Courtney is a Wiisaakodewikwe (Métis woman) from just outside of Ebawaating (what is often known as Sault Ste Marie). Through work and volunteer opportunities, she has been able to connect with, and root closer to people, the land, and the waters all across Turtle Island. It is this interconnectedness and rootedness which drives Courtney’s passion for Indigenous rights and land and water protection. As her ancestors did before her, she is passionate about creating spaces of dialogue between Indigenous and Non-Indigenous people.
Courtney graduated from King’s University College at Western University specializing in Social Justice and Peace Studies, and Minoring in First Nations Studies and French (2015). In the past few years, she has had a variety of opportunities to work alongside community based organizations in East Africa and the Dominican Republic, as well as within her own community with the Métis Nation of Ontario. This past summer she was able to connect deeply with Métis communities and the waterways of her ancestors while canoeing across Ontario with other Métis youth. She looks forward to deepening her knowledge and extending these relationships through focusing her research on the relationship of Ontario Métis to the land and waters, and the implications that this relationship can have on Canadian environmental policy.

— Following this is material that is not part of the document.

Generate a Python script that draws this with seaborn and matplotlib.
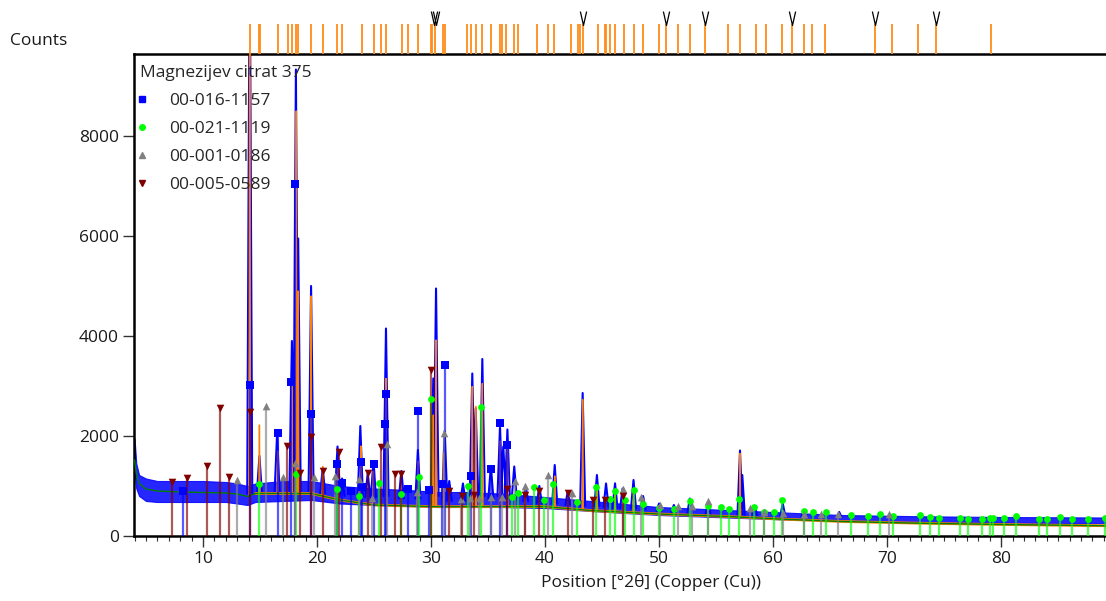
import numpy as np
import matplotlib
matplotlib.use("Agg")
import matplotlib.pyplot as plt
import seaborn as sns
from matplotlib.lines import Line2D
from matplotlib.ticker import MultipleLocator

# Fitted background and spread of the noisy scan around it
bg_x = [4.0, 4.15, 4.4, 5.0, 6.0, 8.0, 10.0, 12.0, 13.0, 13.9, 14.6, 17.0, 19.5, 22.0,
        25.0, 28.0, 30.5, 33.0, 36.0, 40.0, 44.0, 50.0, 56.0, 61.0, 66.0, 73.0, 80.0, 89.2]
bg_y = [1520, 1250, 1050, 940, 900, 880, 870, 860, 840, 790, 850, 850, 850, 720,
        620, 600, 587, 587, 587, 587, 510, 440, 390, 335, 290, 255, 230, 205]
noise_lo = [1250, 950, 800, 700, 680, 680, 680, 680, 650, 620, 680, 700, 720, 650,
            620, 600, 580, 580, 580, 560, 500, 420, 370, 330, 300, 275, 265, 255]
noise_hi = [1950, 1450, 1220, 1150, 1100, 1100, 1100, 1080, 1050, 1000, 1050, 1100, 1100, 1000,
            950, 920, 880, 880, 850, 780, 700, 580, 520, 470, 420, 395, 380, 370]

# Measured scan peaks (position, top, local base)
scan_pos = [14.10, 14.95, 16.50, 17.80, 18.15, 18.35, 19.48, 20.50, 21.80, 22.20,
            23.80, 24.45, 24.95, 26.05, 27.40, 28.85, 30.20, 30.44, 31.20, 31.60,
            32.80, 33.62, 33.92, 34.50, 35.25, 36.05, 36.34, 36.70, 37.30, 38.30,
            39.50, 40.85, 42.00, 43.30, 44.55, 45.35, 46.14, 46.80, 47.76, 48.60,
            50.00, 51.30, 52.70, 54.30, 57.10, 57.30, 58.40, 60.85, 62.70, 65.80]
scan_top = [12000, 1600, 2050, 3900, 9330, 5950, 5000, 1350, 1790, 1150,
            2200, 1250, 1500, 4150, 1300, 1720, 3150, 4950, 2100, 1100,
            1050, 3250, 2550, 3540, 1400, 2160, 1790, 2130, 1390, 1000,
            1000, 1420, 900, 2860, 1220, 1050, 1053, 950, 1120, 800,
            650, 620, 750, 650, 1710, 1220, 600, 650, 520, 480]
scan_base = [850, 850, 850, 900, 900, 900, 900, 850, 850, 800,
             800, 780, 780, 800, 750, 750, 800, 800, 750, 700,
             700, 800, 800, 800, 750, 800, 800, 750, 750, 700,
             650, 650, 620, 600, 600, 580, 560, 550, 550, 530,
             500, 480, 460, 440, 420, 420, 410, 400, 380, 370]

# Calculated profile peaks
calc_pos = [14.10, 14.95, 16.55, 17.80, 18.18, 18.35, 19.48, 20.50, 21.80, 23.85,
            24.95, 26.05, 28.85, 30.20, 30.44, 31.10, 33.62, 33.92, 34.50, 36.05,
            36.70, 40.85, 43.30, 44.55, 46.14, 47.76, 57.10]
calc_top = [12000, 2220, 1700, 3000, 8500, 4900, 4800, 1390, 1500, 1800,
            1300, 3150, 1500, 2420, 3920, 1660, 2990, 2590, 3050, 1900,
            1800, 1200, 2730, 1000, 900, 950, 1650]
calc_base = [800, 850, 850, 850, 850, 850, 850, 800, 760, 700,
             640, 620, 600, 590, 590, 587, 587, 587, 587, 587,
             587, 560, 530, 510, 500, 490, 400]

# Reference patterns
blue_pos = [8.27, 14.12, 16.55, 17.7, 18.1, 19.45, 21.73, 22.2, 23.0, 23.86, 23.97, 25.0,
            26.0, 26.05, 27.96, 28.86, 29.8, 30.92, 31.25, 33.48, 35.24, 36.05, 36.7]
blue_h = [900, 3030, 2065, 3090, 7050, 2450, 1450, 1070, 910, 1480, 990, 1450,
          2240, 2850, 940, 2510, 920, 1040, 3420, 1200, 1340, 2265, 1825]

green_pos = [14.9, 18.2, 21.78, 23.71, 25.47, 27.4, 28.95, 30.03, 33.25, 34.41, 37.1, 37.6,
             39.0, 39.94, 40.67, 42.8, 44.5, 45.67, 46.14, 47.05, 47.78, 48.6, 49.97, 51.3,
             52.7, 54.3, 55.4, 56.1, 57.0, 58.36, 59.2, 60.06, 60.8, 62.75, 63.46, 64.6,
             66.8, 68.3, 69.35, 70.56, 72.85, 73.8, 74.54, 76.4, 77.1, 78.3, 79.04, 79.3,
             80.24, 81.35, 83.35, 84.05, 85.13, 86.25, 87.66, 89.1]
green_h = [1043, 1243, 948, 802, 1056, 842, 1190, 2740, 1003, 2580, 776, 856,
           976, 722, 1043, 682, 976, 736, 902, 722, 916, 648, 555, 541,
           708, 608, 588, 541, 748, 581, 487, 481, 722, 501, 481, 481,
           421, 395, 441, 395, 421, 374, 361, 361, 347, 347, 361, 361,
           361, 395, 334, 334, 381, 334, 347, 367]

gray_pos = [12.95, 15.5, 17.0, 18.07, 19.74, 21.6, 23.7, 24.85, 26.17, 28.8, 31.14,
            32.63, 33.45, 34.24, 35.26, 36.2, 37.4, 38.27, 40.23, 42.4, 46.8, 48.4,
            50.1, 51.64, 52.92, 54.27, 58.0, 59.2, 60.9, 62.75, 64.2, 65.7, 70.2]
gray_h = [1123, 2593, 1177, 1470, 1177, 1210, 1137, 768, 1838, 888, 2059,
          736, 762, 768, 782, 776, 1110, 996, 1223, 856, 936, 782,
          628, 608, 608, 696, 561, 488, 467, 447, 447, 441, 441]

red_pos = [7.28, 8.62, 10.38, 11.5, 12.3, 14.15, 17.37, 18.5, 19.5, 20.5, 21.93, 24.47,
           25.64, 26.8, 27.4, 29.96, 31.58, 32.72, 33.77, 36.64, 38.25, 39.5, 41.98,
           44.17, 45.3, 46.8]
red_h = [1089, 1170, 1410, 2560, 1177, 2480, 1805, 1270, 1985, 1297, 1678, 1257,
         1771, 1250, 1250, 3328, 896, 802, 822, 942, 828, 896, 856,
         722, 722, 802]

# Peak list shown in the strip above the plot
strip_pos = [14.16, 14.88, 14.96, 16.57, 17.45, 17.82, 18.19, 18.35, 19.48, 20.52, 21.74,
             22.20, 23.93, 24.99, 25.62, 26.03, 27.46, 27.97, 28.88, 29.97, 30.13, 30.32,
             31.04, 31.26, 33.17, 33.54, 33.98, 34.48, 35.24, 36.05, 36.21, 36.61, 37.27,
             37.62, 39.28, 40.28, 40.82, 42.32, 42.89, 43.04, 43.30, 44.63, 45.29, 45.39,
             45.68, 46.15, 46.91, 47.80, 48.59, 50.01, 50.65, 51.62, 52.70, 54.04, 56.09,
             57.07, 58.46, 59.35, 60.75, 61.63, 62.71, 63.40, 64.58, 68.95, 70.44, 72.75,
             74.33, 79.11]
v_pos = [30.28, 30.45, 43.36, 50.65, 54.04, 61.63, 68.95, 74.33]

phase_labels = ["00-016-1157", "00-021-1119", "00-001-0186", "00-005-0589"]
title = "Magnezijev citrat 375"

sns.set_theme(style="white")
plt.rcParams["font.family"] = ["Open Sans", "DejaVu Sans"]

W, H = 1106, 601
fig = plt.figure(figsize=(W / 100, H / 100), dpi=100)
ax = fig.add_axes([134 / W, 65 / H, 972 / W, 482 / H])


def peak_path(pos, top, base, w):
    xs, ys = [], []
    for p, t, b in zip(pos, top, base):
        xs += [p - w, p, p + w, np.nan]
        ys += [b, t, b, np.nan]
    return xs, ys


# noisy scan
ax.fill_between(bg_x, noise_lo, noise_hi, color="#0000ff", lw=0.8, alpha=0.85, zorder=2)
sx, sy = peak_path(scan_pos, scan_top, scan_base, 0.22)
ax.plot(sx, sy, color="#0000ff", lw=1.5, zorder=2)

# calculated profile and background
cx, cy = peak_path(calc_pos, calc_top, calc_base, 0.05)
ax.plot(cx, cy, color="#ff8000", lw=1.0, zorder=3)
sns.lineplot(x=bg_x[10:], y=bg_y[10:], color="#ff8000", lw=2.0, ax=ax, zorder=3)
sns.lineplot(x=bg_x, y=bg_y, color="#008000", lw=1.0, ax=ax, zorder=3)

# reference sticks
phases = [
    (blue_pos, blue_h, "#0000ff", "s", 26),
    (green_pos, green_h, "#00ff00", "o", 24),
    (gray_pos, gray_h, "#808080", "^", 30),
    (red_pos, red_h, "#800000", "v", 30),
]
for pos, h, col, mk, size in phases:
    ax.vlines(pos, 0, h, colors=col, lw=1.6, alpha=0.65, zorder=4)
    sns.scatterplot(x=pos, y=h, marker=mk, color=col, s=size, linewidth=0,
                    ax=ax, zorder=5, legend=False)

ax.set_xlim(3.95, 89.2)
ax.set_ylim(0, 9640)
ax.set_yticks([0, 2000, 4000, 6000, 8000])
ax.set_xticks([10, 20, 30, 40, 50, 60, 70, 80])
ax.xaxis.set_minor_locator(MultipleLocator(1))
ax.tick_params(which="both", bottom=True, left=True, direction="out", color="#333333")
ax.tick_params(which="major", length=8, width=1, labelsize=12.5, labelcolor="#1a1a1a", pad=3)
ax.tick_params(axis="x", which="minor", length=3.5, width=0.8)
for side in ["left", "bottom", "top"]:
    ax.spines[side].set_color("black")
    ax.spines[side].set_linewidth(1.8)
ax.spines["right"].set_visible(False)
ax.set_xlabel("Position [°2θ] (Copper (Cu))", fontsize=12.5, color="#1a1a1a",
              x=0.532, labelpad=5)
ax.set_ylabel("")

handles = [Line2D([], [], ls="none", marker=mk, color=col, markersize=4)
           for _, _, col, mk, _ in phases]
leg = ax.legend(handles, phase_labels, title=title, loc="upper left", frameon=False,
                bbox_to_anchor=(0.0, 0.989),
                fontsize=12.5, title_fontsize=12.5, alignment="left",
                handlelength=0.2, handletextpad=1.5, borderpad=0.15,
                borderaxespad=0.2, labelspacing=0.68)
leg.set_zorder(10)

# peak-list strip above the axes
top = fig.add_axes([134 / W, (H - 54) / H, 972 / W, 44 / H], sharex=ax)
top.axis("off")
top.set_ylim(0, 1)
top.vlines(strip_pos, 0, 0.68, colors="#ff8c1a", lw=1.3)
v_mark = [(-0.45, 1.0), (0.0, -1.0), (0.45, 1.0)]
top.plot(v_pos, [0.82] * len(v_pos), ls="none", marker=v_mark, markersize=10,
         mfc="none", mec="black", mew=0.9)

fig.text(10 / W, 1 - 41 / H, "Counts", fontsize=12.5, va="center", ha="left", color="#1a1a1a")

fig.savefig("out.png", dpi=100)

I am a first year M.A. student in the school of Indigenous and Canadian Studies focusing on Heritage Conservation. I was raised in a small farming community in south-western Ontario near Georgian Bay. This area is known as the ‘Grey Highlands’ due to its elevation and the heavy influence of Scottish settlers on the region.
I completed my B.A. in History and Political Science at the University of Toronto in 2004 and an M.A. in Public Administration at Carleton in 2007. I then went to work for the federal government at Service Canada in the Marketing/Communications branch where I conducted market research and sought to improve service delivery by improving the departmental website.
I’ve since developed a passion for learning about Heritage Conservation; specifically the management of Canada’s National Parks and Historic Sites. This began by noticing the UNESCO brand attached to numerous prime tourist destinations and wondering who was responsible for protecting the many beautiful, iconic places in Canada. I am also interested in questions of national identity and cultural policy and felt that the Indigenous and Canadian Studies program at Carleton would be a perfect fit.
In my spare time I enjoy outdoor recreation, martial arts, yoga, literature and cheering on the Blue Jays and Maple Leafs.
I’m a first year M.A. student born raised in Parry Sound, Ontario.
I’ve long had a deep interest in Canadian culture, history, and politics. I have completed a B.A. General in Canadian Studies with a minor in History from Carleton University and a B.A. Honours in Political Science from York University.
My research interests are focused on decolonization and settler-interaction with new Indigenous media. In particular, how narrative-style work by Indigenous cultural producers such as writers, comedians, and musicians, provides an avenue for settler Canadians to engage and understand the processes of colonialism in their lives and to reflect upon them in meaningful ways.